So, I’ve been having issues, dealing with low self-esteem, fighting with the Boy, blah blah blah. Yeah, I know, I said I was going to let him go and start fresh. He seems to be the thing I can’t shake… and frankly don’t want to, so long as things aren’t bad between us.
And aye, there’s the rub!
Things are pretty bad between us pretty regularly. I’ve been trying to figure out why that is. One of my Geeky friends told me I couldn’t turn a cat into a dog, or maybe it was the other way around, but I think the Boy is more cat-like than dog-like. Especially given his propensity for wanting me around on his terms. Like a cat, he pops up when he wants attention, rubs on my leg and purrs to show he likes me, and then when he’s not interested he bites at me and hisses until I feel unloved and like a bothersome nag.
He’s totally a cat.
And that’s a bit of an exaggeration. If I’m honest, I probably am exceedingly clingy and naggish. I get stuck in a loop sometimes when I feel like I’m being misunderstood. It’s one of the things I’m learning may be part of the whole Asperger’s thing.
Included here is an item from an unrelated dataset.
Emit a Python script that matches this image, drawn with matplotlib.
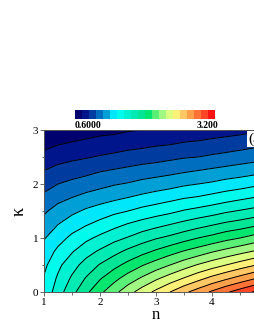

Mom and I were talking about that very thing this morning. I was telling her about the latest back and forth with the Boy, and the epiphany I had about it… about my getting stuck in a loop… and she remembered a time when I was 2 or 3 and apparently I threw a huge hissy fit in the middle of the living room because she moved a table or somesuch and I knew it hadn’t been there when I laid down for a nap. She says I stomped my foot and screamed at her to tell me that I was right.
I believe it.
Over 30 years later, I’m sure that the stupid table thing was probably not in that spot for long. She says she was putting it together before my nap, so it may very well be that I didn’t recognize it as the same object at 2 years of age.
And I’m sure I am right, even though I don’t remember this particular incident. I’m sure because I remember things with such great detail. I remember my first nightmare, that I had when I was five years old, and I remember in detail a dream I had when I was in the third grade, when I first was put into the Gifted and Talented program at my school. I remember, in detail, my first date with the Boy, and my first date with Superman, and my first date with any number of men in my past. My brain holds onto those things, to the point where I can remember certain smells and the feel of the air and unimportant details as intricate as the layout of my room in a house I only lived in for a few months, or the color of the nail polish my old team leader was wearing when I first met her and realized I was not going to be teaching what or how I wanted to teach at my old school.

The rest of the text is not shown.